Redistricting lawsuit: Supreme Court hands Legislature second loss in recent weeks

Matt Dixon | PolitiJax | 07/11/2013

The Florida Supreme Court has said lower courts have jurisdiction to consider the constitutionality of the state’s newly-drawn political lines, according to an opinion released Thursday.

It’s the latest in a lawsuit filed by a coalition of plaintiffs argue the newly-drawn state Senate maps violate the Fair District amendments, which were designed to take politics out of the redistricting process.

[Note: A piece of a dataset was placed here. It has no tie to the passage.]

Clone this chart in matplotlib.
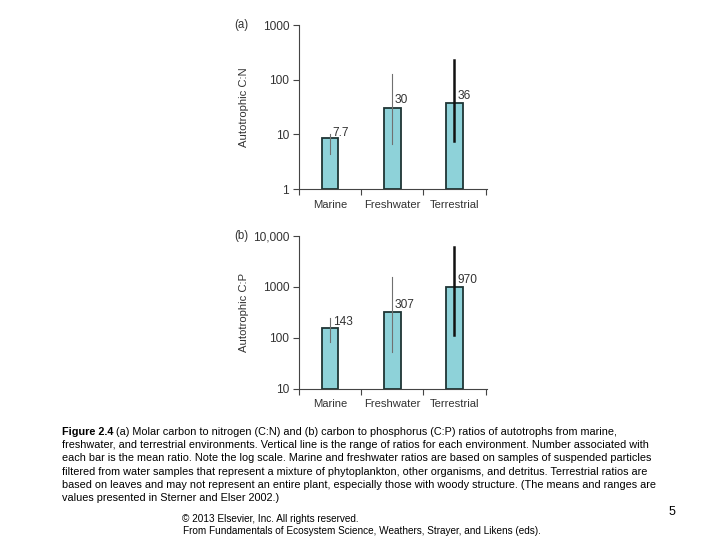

Among the coalition are the League of Women Voters of Florida and Common Cause Florida.

Attorneys representing the Legislature argued that only the Supreme Court has authority to review redistricting maps, and because the court approved them during a 30-day review period after lawmakers passed them, they should not face a second round of scrutiny.

By a 5-2 decision, the court disagreed. Justices Peggy Quince, Barbara Parient, Fred Lewis, James Perry, Jorge Labarga comprised the majority, while Justice Charles Canady and Chief Justice Ricky Polston dissented.

They were only considering state Senate maps, not those drawn for the House. The court approved the House maps on their first review, but initially swatted the Senate maps. After a redraw, the court deemed them “constitutionally valid.”

In the majority opinion, penned by Pariente, justices said the court’s 30-day review of redistricting maps is limited, and does not include the scrutiny that a lower court can provide.

“The Legislature’s interpretation of this provision, which would preclude any challenges to the plan outside the thirty-day review period…directly contravenes the purpose of the 2010 [Fair District] amendment and undermines the will of the voters,” she wrote.

In his blistering dissenting opinion, Canady said the majority ignored the state constitution, instead relying on past opinions that also did not consider the constitution.

“Rather than addressing this unambiguous text, the majority relies on…prior opinions that also failed to reckon with the constitutional text,” he wrote.

The opinion is the legislature’s second loss before the high court in recent weeks.

Last week, the court agreed to hear an appeal of a lower court ruling that lawmakers don’t have to testify as part of the case.

Attorneys for the Legislature had argued that “legislative privilege,” or legal protections offered to lawmakers while they are conducting legislative business, should prevent them from testifying. The First District Court of Appeals agreed, but the court said it would hear the case.